A number of independent bookshops are to close in the first quarter of 2013 ahead of the business rates rise in April, with the owners blaming increasing overheads, online competition and lack of customers.
In total The Bookseller has discovered that 11 independent bookshops will either close, move online or sell-up, with the news coming in the wake of Foyles c.e.o. Sam Husain's open letter to The Bookseller last week, where he called on publishers to support bricks-and-mortar booksellers more by giving them a level playing field with supermarkets and Amazon on terms, or risk them facing the same fate as HMV.

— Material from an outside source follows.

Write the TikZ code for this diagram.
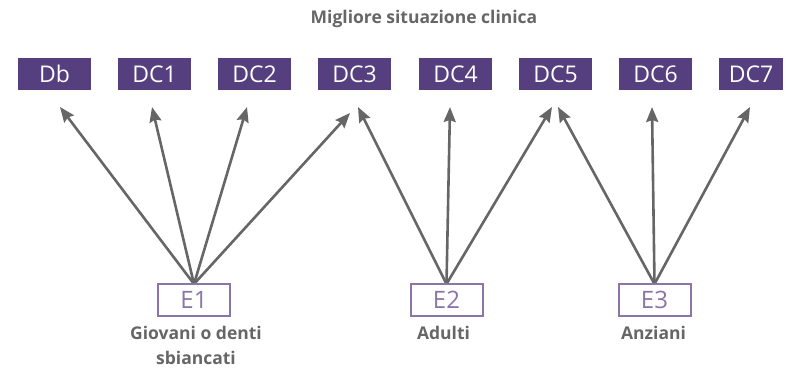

The Dover Bookshop in Covent Garden, London, will close in March after 27 years; Bolingbroke Bookshop in Battersea will shut after 30 years; Leicestershire's Melton Bookshop, open from 1975, will not renew its lease; and the Loch Croispol Bookshop in Scotland is trying to sell. Moseley Bookshop Books Bought and Sold will go entirely online later this month and The Lexis Nexis bookshop in Chancery Lane has recently shut. St Andrews Christian bookshops has shut stores in Shirley and Bury St Edmunds recently; and Beulah Books in Aberdare and Jubilante in Stratford-upon-Avon have also announced they will close in the next few weeks.
Michael Gibbs of Bolingbroke Bookshop said that rates were "the big thing". In 2009, Gibbs paid £3,600 in business rates but now the bill is £15,000. Rates are due to rise by 2.6% in April. In The Bookseller last week, Waterstones m.d. James Daunt said rates were an additional tax on high street shops that was "disproportionately high".
Gibbs said that publishers could help by extending payment terms. "I have had a problem with the large publishers mainly because I haven’t always been able to pay in time," he said. "If they had lengthened the terms just a little bit I would have always been able to pay them, but the way they operate is so wooden."